Downing Street has blamed “human error” for a social media post about Theresa May’s visit to Salisbury being illustrated by a picture of Bath.
A message on the Prime Minister’s official Twitter feed paid tribute to the “beautiful, welcoming” Wiltshire city on the anniversary of the poison attack on Sergei and Yulia Skripal on its streets.
But rather than a picture of the famous 123-metre spire of Salisbury Cathedral, the message was accompanied by a shot of St John the Evangelist Roman Catholic Church 40 miles away in Bath.
“I hope that moving forward Salisbury will once again be known for being a beautiful, welcoming English city and not for the events of 4 March 2018,” said the PM in her message.

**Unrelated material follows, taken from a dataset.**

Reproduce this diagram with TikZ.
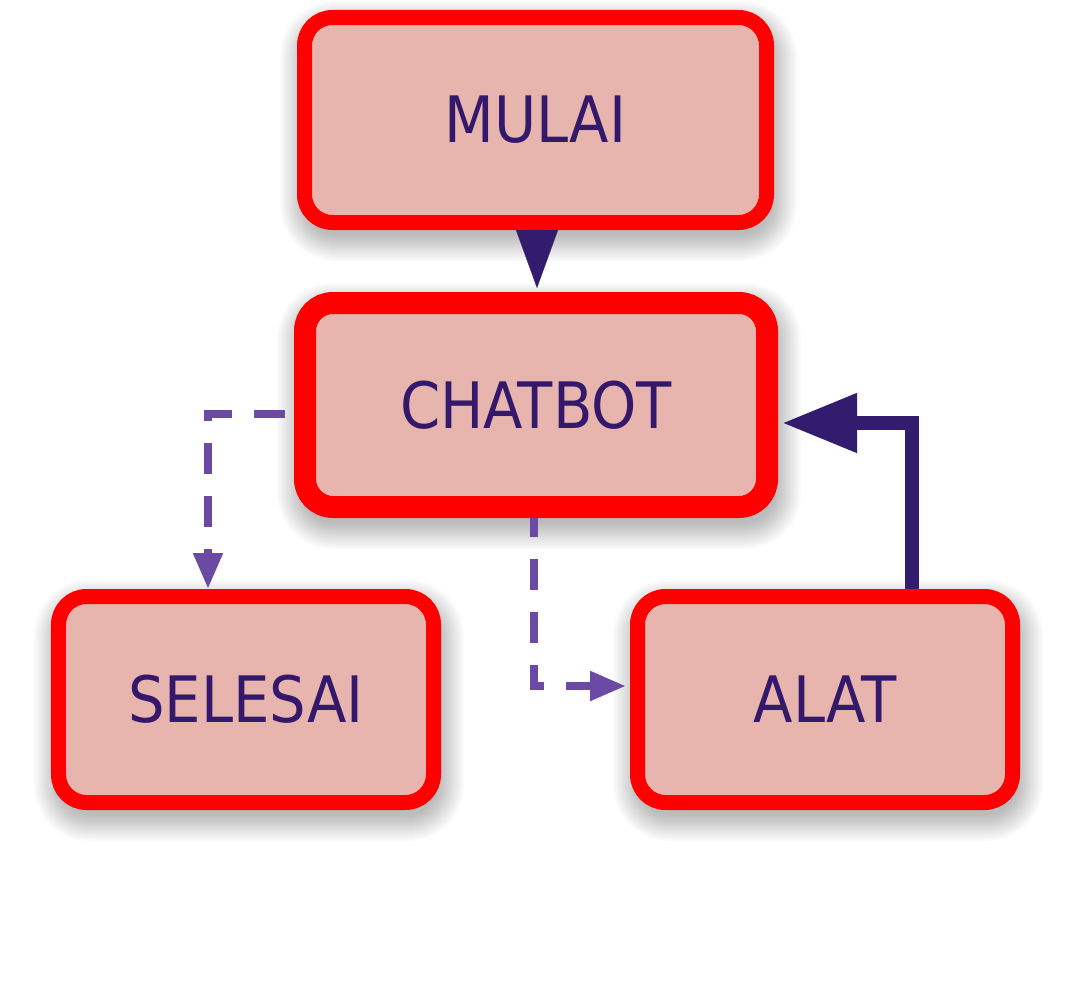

The picture was hastily removed and replaced with a picture of the door of 10 Downing Street, but not before it was noticed by eagle-eyed Times journalist Matt Chorley, a native of Somerset and former reporter on the Western Morning News.
“That’s the trouble with these Westcountry cathedral cities, they all look the same,” joked Mr Chorley.
Bath’s Liberal Democrat MP Wera Hobhouse said: “Whilst it’s always lovely to see a beautiful shot of Bath, I think No 10 may have got carried away with this time … plenty of nice shots of Salisbury to use!”
Asked about the blunder during a visit to Salisbury, the Prime Minister said: “This was an error which has now been rectified.”
It is understood the error was due to the stock picture used being mislabelled.
Mrs May’s official spokesman said: “This was human error. It was corrected as soon as anyone was made aware of it.
“The Prime Minister is in Salisbury today and will be expressing her great admiration for the resilience which the community has shown in response to the attack a year ago.”